After 26/11, Parliament passed the amendments to the Unlawful Activities (Prevention) Act. No one -- not the Bharatiya Janata Party, the new defender of civil rights, not the Left parties -- found anything amiss in passing a law that expanded the period of preventive detention from 90 days to 180 days; police custody for 30 days; denial of bail if the police made out any kind of case; blanket denial of bail to foreigners; allowing police officials to arrest, search on "suspicion" anyone without the need for warrant, and seize their properties; and empowering the court that "unless the contrary is shown, it will presume the accused has committed an offence for which he has been arrested" (in other words, that a person shall be presumed to be guilty until he can prove that he is innocent). No state government, no political party objected to any of this. They actually collaborated in passing the law. One of the amendments in the UAPA was also to give the powers to a designated agency to arrest.
So now, to turn around and say that what Chidambaram is trying to do is illegal and anti-federal is just brazen in its opportunism. All he has done is notify a decision Parliament has taken. You could say -- as indeed, civil rights organisations have said -- that the law is bad. But that's not what the opposition is saying. It is saying: don't curb our powers to use it.
The danger is the distortions that creep into the system when it comes to fighting terrorism. India needs an organisation that can analyse intelligence. NCTC will be that organisation that will process information from different agencies via the National Intelligence Grid and will follow this up to its logical conclusion.

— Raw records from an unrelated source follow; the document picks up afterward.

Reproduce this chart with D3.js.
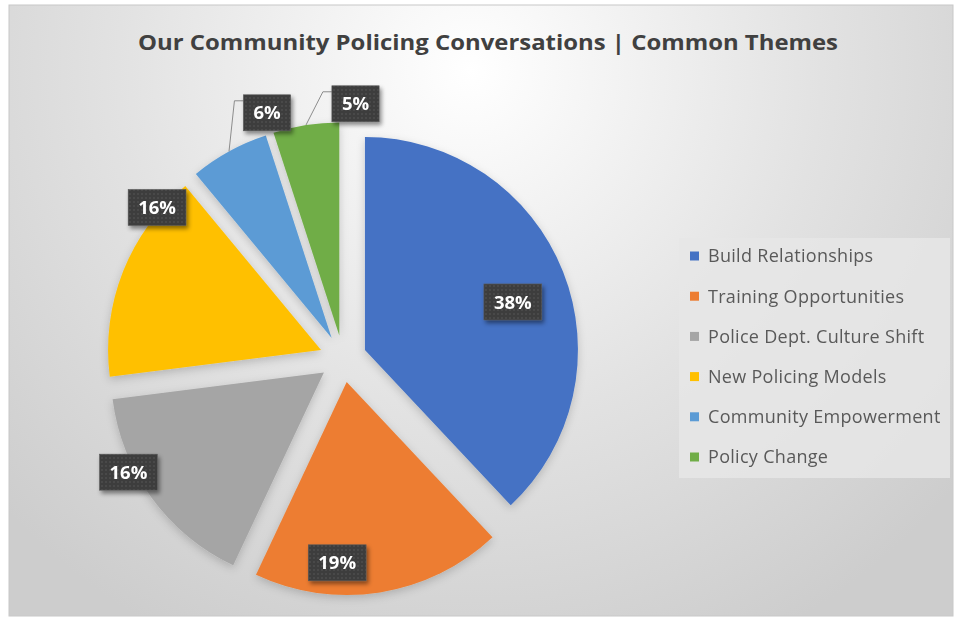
<!DOCTYPE html>
<html>
<head>
<meta charset="utf-8">
<script src="https://cdn.jsdelivr.net/npm/d3@7"></script>
<style>
  html, body { margin: 0; padding: 0; background: #fff; }
  svg { display: block; }
</style>
</head>
<body>
<svg id="chart" width="956" height="620"></svg>
<script>
const categories = ['Build Relationships', 'Training Opportunities', 'Police Dept. Culture Shift',
  'New Policing Models', 'Community Empowerment', 'Policy Change']
const shares = [38, 19, 16, 16, 6, 5]
const colors = ['#4472C4', '#ED7D31', '#A5A5A5', '#FFC000', '#5B9BD5', '#70AD47']

// where Excel put each data label: angle (deg) and distance as a share of the radius
const labelAngle = [72, 183, 243, 311, 344, 4]
const labelDist = [0.73, 0.85, 1.03, 1.02, 1.10, 1.09]
const hasLeader = [false, false, false, false, true, true]

const W = 956, H = 620
const cx = 343, cy = 358.7, R = 213, explode = 23.6

const svg = d3.select('#chart')
const defs = svg.append('defs')

const bg = defs.append('radialGradient').attr('id', 'bg')
  .attr('gradientUnits', 'userSpaceOnUse')
  .attr('cx', 470).attr('cy', 70).attr('r', 640)
bg.append('stop').attr('offset', 0).attr('stop-color', '#ffffff')
bg.append('stop').attr('offset', 0.55).attr('stop-color', '#e2e2e2')
bg.append('stop').attr('offset', 1).attr('stop-color', '#cdcdcd')

const dots = defs.append('pattern').attr('id', 'dots')
  .attr('width', 4).attr('height', 4).attr('patternUnits', 'userSpaceOnUse')
dots.append('rect').attr('width', 4).attr('height', 4).attr('fill', '#3d3d3d')
dots.append('circle').attr('cx', 2).attr('cy', 2).attr('r', 0.9).attr('fill', '#4d4d4d')

const shadow = defs.append('filter').attr('id', 'shadow')
  .attr('x', '-30%').attr('y', '-30%').attr('width', '160%').attr('height', '160%')
shadow.append('feDropShadow').attr('dx', 2).attr('dy', 3).attr('stdDeviation', 2)
  .attr('flood-color', '#000').attr('flood-opacity', 0.45)

const softShadow = defs.append('filter').attr('id', 'softShadow')
  .attr('x', '-20%').attr('y', '-20%').attr('width', '140%').attr('height', '140%')
softShadow.append('feDropShadow').attr('dx', 0).attr('dy', 3).attr('stdDeviation', 4)
  .attr('flood-color', '#000').attr('flood-opacity', 0.18)

// chart area with frame
svg.append('rect').attr('x', 9).attr('y', 5).attr('width', 944).attr('height', 611)
  .attr('fill', 'url(#bg)').attr('stroke', '#c8c8c8').attr('stroke-width', 1)

svg.append('text')
  .attr('x', 488).attr('y', 50)
  .attr('text-anchor', 'middle')
  .attr('font-family', 'Open Sans, sans-serif')
  .attr('font-weight', 'bold')
  .attr('font-size', 21)
  .attr('textLength', 700).attr('lengthAdjust', 'spacingAndGlyphs')
  .attr('fill', '#404040')
  .text('Our Community Policing Conversations | Common Themes')

const pie = d3.pie().sort(null).value((d) => d)
const arcs = pie(shares)
const arc = d3.arc().innerRadius(0).outerRadius(R)

// polar helper, angle in radians measured clockwise from 12 o'clock
const polar = (a, r) => [Math.sin(a) * r, -Math.cos(a) * r]
const sliceCenter = (d) => {
  const [dx, dy] = polar((d.startAngle + d.endAngle) / 2, explode)
  return [cx + dx, cy + dy]
}

svg.append('g').attr('filter', 'url(#softShadow)')
  .selectAll('path.slice')
  .data(arcs)
  .join('path')
  .attr('class', 'slice')
  .attr('transform', (d) => `translate(${sliceCenter(d)})`)
  .attr('d', arc)
  .attr('fill', (d, i) => colors[i])

const leaderG = svg.append('g')
const labelG = svg.append('g')

// data labels
const labels = arcs.map((d, i) => {
  const [sx, sy] = sliceCenter(d)
  const [lx, ly] = polar(labelAngle[i] * Math.PI / 180, labelDist[i] * R)
  return { d, i, x: sx + lx, y: sy + ly, sx, sy }
})

const lab = labelG.selectAll('g.label')
  .data(labels)
  .join('g')
  .attr('class', 'label')

lab.append('text')
  .attr('x', (l) => l.x).attr('y', (l) => l.y)
  .attr('dy', '0.36em')
  .attr('text-anchor', 'middle')
  .attr('font-family', 'Open Sans, sans-serif')
  .attr('font-weight', 'bold')
  .attr('font-size', 18.5)
  .attr('fill', '#ffffff')
  .text((l) => shares[l.i] + '%')

lab.each(function (l) {
  const g = d3.select(this)
  const w = g.select('text').node().getComputedTextLength() + 20
  const h = 36
  l.bx = l.x - w / 2
  l.by = l.y - h / 2
  g.insert('rect', 'text')
    .attr('x', l.bx).attr('y', l.by)
    .attr('width', w).attr('height', h)
    .attr('fill', 'url(#dots)')
    .attr('stroke', '#5a5a5a').attr('stroke-width', 0.6)
    .attr('filter', 'url(#shadow)')
})

// leader lines for the thin slices
leaderG.selectAll('path.leader')
  .data(labels.filter((l) => hasLeader[l.i]))
  .join('path')
  .attr('class', 'leader')
  .attr('d', (l) => {
    const [ax, ay] = polar((l.d.startAngle + l.d.endAngle) / 2, R)
    const yy = l.by + 6
    return d3.line()([[l.sx + ax, l.sy + ay], [l.bx - 9, yy], [l.bx, yy]])
  })
  .attr('fill', 'none')
  .attr('stroke', '#8c8c8c')
  .attr('stroke-width', 1)

// legend
const legend = svg.append('g')
legend.append('rect').attr('x', 679).attr('y', 238).attr('width', 271).attr('height', 240)
  .attr('fill', '#e6e6e6').attr('fill-opacity', 0.85)

const rowY = d3.scalePoint().domain(categories).range([256, 457])
const item = legend.selectAll('g.item')
  .data(categories)
  .join('g')
  .attr('class', 'item')
  .attr('transform', (d) => `translate(0,${rowY(d)})`)
item.append('rect').attr('x', 690).attr('y', -4.5).attr('width', 9).attr('height', 9)
  .attr('fill', (d, i) => colors[i])
item.append('text')
  .attr('x', 708).attr('dy', '0.35em')
  .attr('font-family', 'Open Sans, sans-serif')
  .attr('font-size', 18)
  .attr('letter-spacing', 0.3)
  .attr('fill', '#595959')
  .text((d) => d)
</script>
</body>
</html>
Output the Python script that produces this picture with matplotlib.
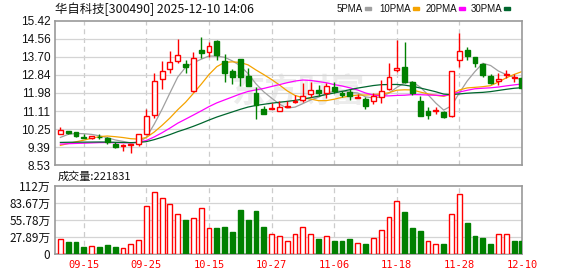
import numpy as np
import pandas as pd
import matplotlib
matplotlib.use('Agg')
import matplotlib.pyplot as plt

plt.rcParams['font.family'] = ['Noto Sans CJK SC', 'DejaVu Sans']

# daily candles
opens = [10.00, 10.16, 10.09, 9.87, 9.82, 9.89, 9.84, 9.55, 9.42, 9.50,
         9.53, 10.00, 10.92, 12.63, 13.11, 13.49, 13.36, 12.07, 14.03, 13.92,
         14.48, 13.49, 13.03, 13.60, 12.80, 11.99, 11.21, 11.19, 11.13, 11.32,
         11.53, 11.64, 11.93, 12.12, 11.96, 12.28, 11.96, 12.04, 11.73, 11.70,
         11.58, 11.80, 12.15, 13.08, 13.22, 12.52, 11.59, 11.13, 11.11, 11.07,
         10.86, 13.55, 14.03, 13.68, 13.36, 12.79, 12.57, 12.85, 12.71, 12.69]
highs = [10.35, 10.16, 10.09, 10.01, 9.93, 10.00, 9.89, 9.63, 9.53, 9.55,
         10.00, 11.21, 12.92, 13.52, 13.98, 14.56, 13.55, 13.94, 14.67, 14.40,
         14.51, 13.84, 13.12, 13.62, 13.19, 12.25, 11.35, 11.51, 11.58, 11.59,
         11.86, 12.47, 12.50, 12.36, 12.44, 12.52, 12.09, 12.18, 11.93, 11.80,
         11.96, 12.60, 13.43, 14.51, 14.43, 12.57, 11.83, 11.29, 11.29, 11.13,
         13.01, 14.86, 14.16, 13.71, 13.39, 12.87, 12.95, 13.08, 12.88, 12.76]
lows = [10.00, 10.00, 9.85, 9.84, 9.77, 9.77, 9.52, 9.36, 9.22, 9.12,
        9.44, 10.00, 10.80, 12.17, 12.92, 13.43, 12.95, 12.04, 13.67, 13.68,
        13.55, 12.52, 12.41, 12.31, 12.29, 10.71, 10.99, 11.19, 11.10, 11.32,
        11.48, 11.54, 11.77, 11.83, 11.75, 11.99, 11.80, 11.64, 11.73, 11.23,
        11.45, 11.48, 12.12, 12.98, 12.47, 11.88, 10.89, 10.72, 10.95, 10.79,
        10.81, 13.24, 13.55, 13.24, 12.73, 12.41, 12.34, 12.68, 12.52, 12.17]
closes = [10.20, 10.07, 9.93, 9.84, 9.93, 9.86, 9.63, 9.39, 9.49, 9.55,
          10.00, 10.86, 12.53, 13.04, 13.44, 13.81, 13.20, 13.63, 13.87, 14.21,
          13.78, 12.92, 12.76, 12.73, 12.29, 11.38, 10.99, 11.26, 11.29, 11.35,
          11.61, 11.83, 12.12, 11.96, 12.31, 12.05, 11.90, 11.83, 11.80, 11.37,
          11.83, 12.09, 12.76, 13.15, 12.50, 11.99, 10.89, 10.92, 11.15, 10.84,
          13.01, 13.97, 13.76, 13.43, 12.82, 12.47, 12.65, 12.90, 12.76, 12.23]

# closes before the window, estimated from where the MA lines start
prev_closes = [9.85, 9.80, 9.78, 9.82, 9.75, 9.70, 9.76, 9.72, 9.78, 9.74,
               9.70, 9.66, 9.62, 9.65, 9.58, 9.55, 9.60, 9.52, 9.55, 9.47,
               9.20, 9.10, 9.05, 9.02, 9.08, 9.34, 9.71, 9.90, 10.10]

# volume in 万 shares
volumes = [24.5, 20.1, 20.1, 12.0, 13.1, 12.0, 14.7, 12.0, 9.8, 16.9,
           22.9, 78.9, 102.9, 93.1, 82.2, 66.9, 56.1, 58.8, 76.7, 42.4,
           43.0, 44.6, 36.5, 72.4, 56.1, 70.7, 44.6, 32.7, 29.4, 21.2,
           32.7, 44.1, 32.7, 25.0, 29.4, 21.8, 21.8, 25.0, 18.0, 16.9,
           26.1, 39.2, 62.0, 88.2, 69.1, 43.0, 38.1, 21.8, 16.3, 16.9,
           65.8, 99.6, 51.2, 29.9, 26.7, 16.9, 32.7, 32.7, 21.8, 22.2]
vol_up = [1, 0, 0, 0, 1, 0, 0, 0, 1, 1,
          1, 1, 1, 1, 1, 1, 0, 1, 1, 1,
          0, 0, 0, 0, 0, 0, 0, 1, 1, 1,
          1, 1, 1, 0, 1, 0, 0, 0, 1, 0,
          1, 1, 1, 1, 0, 0, 0, 1, 1, 0,
          1, 1, 0, 0, 0, 0, 1, 1, 0, 0]

date_pos = [3, 11, 19, 27, 35, 43, 51, 59]
date_labels = ['09-15', '09-25', '10-15', '10-27', '11-06', '11-18', '11-28', '12-10']

price_ticks = [8.53, 9.39, 10.25, 11.11, 11.98, 12.84, 13.70, 14.56, 15.42]
vol_ticks = [0, 27.89, 55.78, 83.67, 111.56]
vol_tick_labels = ['0', '27.89万', '55.78万', '83.67万', '112万']

ma_periods = [5, 10, 20, 30]
ma_colors = ['#a0a0a0', '#f5a300', '#ff00ff', '#00662e']

RED = '#ff0000'
GREEN = '#008000'
FRAME = '#999999'
GRID = '#d4d4d4'

n = len(closes)
x = np.arange(n)
all_close = pd.Series(prev_closes + closes)

fig = plt.figure(figsize=(5.78, 2.76), dpi=100)
ax = fig.add_axes([55.3 / 578, 1 - 165 / 276, 467 / 578, 144 / 276])
axv = fig.add_axes([55.3 / 578, 1 - 254.3 / 276, 467 / 578, 68 / 276])

for a in (ax, axv):
    a.set_xlim(-0.65, n - 0.95)
    for s in a.spines.values():
        s.set_color(FRAME)
        s.set_linewidth(1.2)
    a.tick_params(length=0, labelsize=8, colors='#111111')
    for p in date_pos:
        a.axvline(p, color='#cccccc', lw=0.9, ls=(0, (4, 3)), zorder=0)

# watermark
ax.text(0.52, 0.5, '东方财富', transform=ax.transAxes, fontsize=24, color='#ececec',
        ha='center', va='center', fontweight='bold', zorder=0)

# price panel
ax.set_ylim(price_ticks[0], price_ticks[-1])
ax.set_yticks(price_ticks)
ax.set_yticklabels(['%.2f' % t for t in price_ticks], family='Liberation Sans', fontsize=8.5)
for t in price_ticks[1:-1]:
    ax.axhline(t, color=GRID, lw=0.9, zorder=0)
ax.set_xticks([])

for p, c in zip(ma_periods, ma_colors):
    ma = all_close.rolling(p).mean().values[len(prev_closes):]
    ax.plot(x, ma, color=c, lw=0.9, zorder=2)

w = 0.62
for i in range(n):
    o, h, l, c = opens[i], highs[i], lows[i], closes[i]
    up = c >= o
    col = RED if up else GREEN
    ax.vlines(x[i], l, h, color=col, lw=1, zorder=3)
    body = max(abs(c - o), 0.015)
    ax.bar(x[i], body, bottom=min(o, c), width=w,
           facecolor='white' if up else GREEN, edgecolor=col, linewidth=1, zorder=4)

# volume panel
axv.set_ylim(0, vol_ticks[-1])
axv.set_yticks(vol_ticks)
axv.set_yticklabels(vol_tick_labels, fontsize=8.5)
for t in vol_ticks[1:-1]:
    axv.axhline(t, color=GRID, lw=0.9, zorder=0)
face = ['white' if u else GREEN for u in vol_up]
edge = [RED if u else GREEN for u in vol_up]
axv.bar(x, volumes, width=0.62, color=face, edgecolor=edge, linewidth=1, zorder=3)
axv.set_xticks(date_pos)
axv.set_xticklabels(date_labels, color=RED, family='DejaVu Sans Mono', fontsize=7.5)
axv.tick_params(axis='x', pad=4, colors=RED)

# header texts
fig.text(55 / 578, 1 - 9 / 276, '华自科技[300490] 2025-12-10 14:06', fontsize=8.9,
         va='center', ha='left', color='#111111')
marker_x = [365, 413, 459, 504]
for mx, p, c in zip(marker_x, ma_periods, ma_colors):
    fig.text((mx - 2) / 578, 1 - 9 / 276, '%dPMA' % p, fontsize=7, va='center',
             ha='right', color='#111111', family='Liberation Sans')
    fig.patches.append(plt.Rectangle((mx / 578, 1 - 10 / 276), 6 / 578, 3 / 276,
                                     transform=fig.transFigure, color=c))
fig.text(58 / 578, 1 - 177 / 276, '成交量:221831', fontsize=8, va='center', ha='left',
         color='#111111')

fig.savefig('out.png', dpi=100)
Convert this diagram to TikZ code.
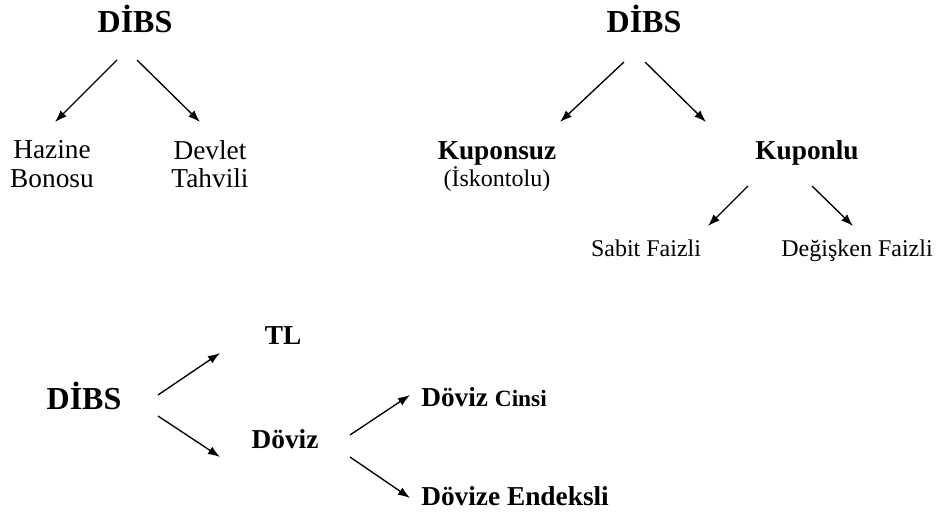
\documentclass[tikz,border=0pt]{standalone}
\usepackage{fontspec}
\setmainfont{Liberation Serif}
\usepackage{tikz}
\usetikzlibrary{arrows.meta}
\tikzstyle{root} = [inner sep=0pt, font=\bfseries\fontsize{24}{26}\selectfont]
\tikzstyle{bleaf} = [inner sep=0pt, font=\bfseries\fontsize{20.5}{23}\selectfont]
\tikzstyle{leaf} = [inner sep=0pt, align=center, font=\fontsize{20.5}{21.5}\selectfont]
\tikzstyle{sleaf} = [inner sep=0pt, font=\fontsize{18}{20}\selectfont]
\tikzstyle{link} = [->, line width=1pt]

\begin{document}
\begin{tikzpicture}[x=0.75pt, y=-0.75pt, >={Latex[length=9pt,width=6.5pt]}]
        \useasboundingbox (0,0) rectangle (939,517);
        % First tree: Hazine Bonosu / Devlet Tahvili
        \node [root, anchor=base] (dibsA) at (135,33) {DİBS};
        \node [leaf] (hazine) at (52,164) {Hazine\\Bonosu};
        \node [leaf] (devlet) at (210,164) {Devlet\\Tahvili};

        % Second tree: kupon
        \node [root, anchor=base] (dibsB) at (644,33) {DİBS};
        \node [bleaf, anchor=base] (kuponsuz) at (497,159) {Kuponsuz};
        \node [sleaf, anchor=base] (iskontolu) at (497,186) {(İskontolu)};
        \node [bleaf, anchor=base] (kuponlu) at (807,159) {Kuponlu};
        \node [sleaf, anchor=base] (sabit) at (646,256) {Sabit Faizli};
        \node [sleaf, anchor=base] (degisken) at (857,256) {Değişken Faizli};

        % Third tree: para birimi
        \node [root, anchor=base] (dibsC) at (84,409) {DİBS};
        \node [bleaf, anchor=base] (tl) at (283,344) {TL};
        \node [bleaf, anchor=base] (doviz) at (285,448) {Döviz};
        \node [bleaf, anchor=base west] (cinsi) at (421,406)
        {Döviz {\fontsize{17.5}{20}\selectfont Cinsi}};
        \node [bleaf, anchor=base west] (endeksli) at (421,505) {Dövize Endeksli};

        % Arrows between the nodes
        \draw [link] ([shift={(-18,27)}]dibsA.base) -- ([shift={(3,-42)}]hazine.center);
        \draw [link] ([shift={(2,27)}]dibsA.base) -- ([shift={(-10,-42)}]devlet.center);
        \draw [link] ([shift={(-20,29)}]dibsB.base) -- ([shift={(63,-37)}]kuponsuz.base);
        \draw [link] ([shift={(1,29)}]dibsB.base) -- ([shift={(-101,-37)}]kuponlu.base);
        \draw [link] ([shift={(-59,27)}]kuponlu.base) -- ([shift={(62,-30)}]sabit.base);
        \draw [link] ([shift={(5,27)}]kuponlu.base) -- ([shift={(-4,-30)}]degisken.base);
        \draw [link] ([shift={(74,-14)}]dibsC.base) -- ([shift={(-63,9)}]tl.base);
        \draw [link] ([shift={(74,7)}]dibsC.base) -- ([shift={(-65,9)}]doviz.base);
        \draw [link] ([shift={(65,-13)}]doviz.base) -- ([shift={(-11,-11)}]cinsi.base west);
        \draw [link] ([shift={(65,9)}]doviz.base) -- ([shift={(-11,-7)}]endeksli.base west);
\end{tikzpicture}
\end{document}
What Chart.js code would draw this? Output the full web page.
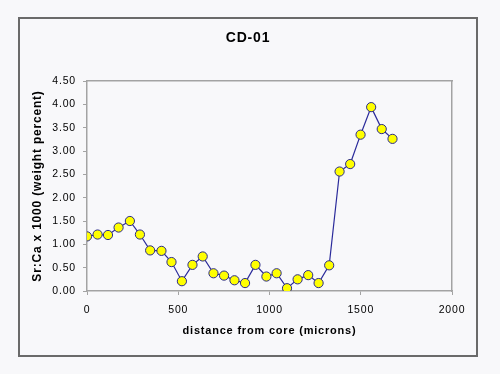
<!DOCTYPE html>
<html>
<head>
<meta charset="utf-8">
<script src="https://cdn.jsdelivr.net/npm/chart.js@4/dist/chart.umd.min.js"></script>
<style>
  body { margin: 0; background: #f8f8fa; }
  #wrap { width: 500px; height: 374px; }
</style>
</head>
<body>
<div id="wrap"><canvas id="srChart" width="500" height="374"></canvas></div>
<script>
// distance from core (microns) and Sr:Ca x 1000 values
const distance = [0, 58, 115, 173, 235, 290, 346, 408, 463, 520, 578, 634, 693, 751, 808,
    866, 923, 983, 1039, 1096, 1154, 1212, 1269, 1327, 1384, 1442, 1499, 1557, 1615, 1674];
const srCa = [1.17, 1.21, 1.20, 1.36, 1.50, 1.21, 0.87, 0.86, 0.62, 0.21, 0.56, 0.74, 0.38, 0.33, 0.23,
    0.17, 0.56, 0.31, 0.38, 0.06, 0.25, 0.34, 0.17, 0.55, 2.56, 2.72, 3.35, 3.94, 3.47, 3.26];
const chartTitle = 'CD-01';
const xTitle = 'distance from core (microns)';
const yTitle = 'Sr:Ca x 1000 (weight percent)';

const points = distance.map((d, i) => ({ x: d, y: srCa[i] }));

const frameColor = '#a3a3a3';
const fontName = 'Liberation Sans, Arial';

// background, outer box and a bit of letter spacing like the old excel gif
const boxPlugin = {
    id: 'box',
    beforeDraw(chart) {
        const ctx = chart.ctx;
        ctx.save();
        ctx.fillStyle = '#f8f8fa';
        ctx.fillRect(0, 0, chart.width, chart.height);
        ctx.strokeStyle = '#6a6a6a';
        ctx.lineWidth = 2;
        ctx.strokeRect(19, 18, 458, 338);
        ctx.restore();
        ctx.letterSpacing = '0.8px';
    }
};

const ctx = document.getElementById('srChart').getContext('2d');
const chart = new Chart(ctx, {
    type: 'line',
    data: {
        datasets: [{
            data: points,
            borderColor: '#2b2b9b',
            borderWidth: 1.2,
            backgroundColor: '#ffff00',
            pointBackgroundColor: '#ffff00',
            pointBorderColor: '#2b2b8b',
            pointBorderWidth: 1,
            pointRadius: 4.6,
            tension: 0,
            fill: false
        }]
    },
    options: {
        responsive: false,
        animation: false,
        layout: { padding: { left: 20, right: 24, top: 30, bottom: 30 } },
        plugins: {
            legend: { display: false },
            tooltip: { enabled: false },
            title: {
                display: true,
                text: chartTitle,
                color: '#000',
                font: { family: fontName, size: 14, weight: 'bold' },
                padding: { top: 0, bottom: 34.2 }
            }
        },
        scales: {
            x: {
                type: 'linear',
                position: 'bottom',
                min: 0,
                max: 2000,
                afterFit: (s) => { s.height = 53; },
                ticks: {
                    stepSize: 500,
                    color: '#000',
                    padding: 9,
                    maxRotation: 0,
                    font: { family: fontName, size: 10.5 },
                    callback: (v) => String(v)
                },
                grid: { drawOnChartArea: false, tickLength: 4, color: frameColor },
                border: { color: frameColor, width: 1.5 },
                title: {
                    display: true,
                    text: xTitle,
                    color: '#000',
                    font: { family: fontName, size: 11, weight: 'bold' },
                    padding: { top: 0, bottom: 6 }
                }
            },
            y: {
                position: 'left',
                min: 0,
                max: 4.5,
                afterFit: (s) => { s.width = 67; },
                ticks: {
                    stepSize: 0.5,
                    color: '#000',
                    padding: 7,
                    font: { family: fontName, size: 10.5 },
                    callback: (v) => v.toFixed(2)
                },
                grid: { drawOnChartArea: false, tickLength: 4, color: frameColor },
                border: { color: frameColor, width: 1.5 },
                title: {
                    display: true,
                    text: yTitle,
                    color: '#000',
                    font: { family: fontName, size: 12, weight: 'bold' },
                    padding: { top: 10.8, bottom: 0 }
                }
            },
            // empty axes only to close the plot frame on top and right
            x2: {
                type: 'linear',
                position: 'top',
                min: 0,
                max: 2000,
                afterFit: (s) => { s.height = 0; },
                ticks: { display: false },
                grid: { drawOnChartArea: false, drawTicks: false },
                border: { color: frameColor, width: 1.5 }
            },
            y2: {
                position: 'right',
                min: 0,
                max: 4.5,
                afterFit: (s) => { s.width = 24; },
                ticks: { display: false },
                grid: { drawOnChartArea: false, drawTicks: false },
                border: { color: frameColor, width: 1.5 }
            }
        }
    },
    plugins: [boxPlugin]
});
</script>
</body>
</html>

How did the US Seals get Osama bin Laden? A core team did nothing but process and analyse intelligence for 10 years, located him and took him out. Admittedly, the Intelligence Bureau is mandated with intelligence gathering. Its success must be attributed to all the attacks it has managed to foil, that we will never even know about. But if 26/11 could happen, clearly its efforts were not adequate. The structure of the IB is such that it is impossible to turn that into NCTC.
NCTC is visualised as being run by a standing council that will have representatives of anti-terrorism forces in each state on it. What it will be is a single point of control to coordinate all counter-terrorism moves.
Instead the home minister is being forced to coax, placate and cajole satraps. Many of these state governments have been -- and continue to be -- in league with those very groups that undermine the rule of law. It is to these dark corners that Chidambaram is holding the torch. Naturally, most state governments would prefer to operate in the dark.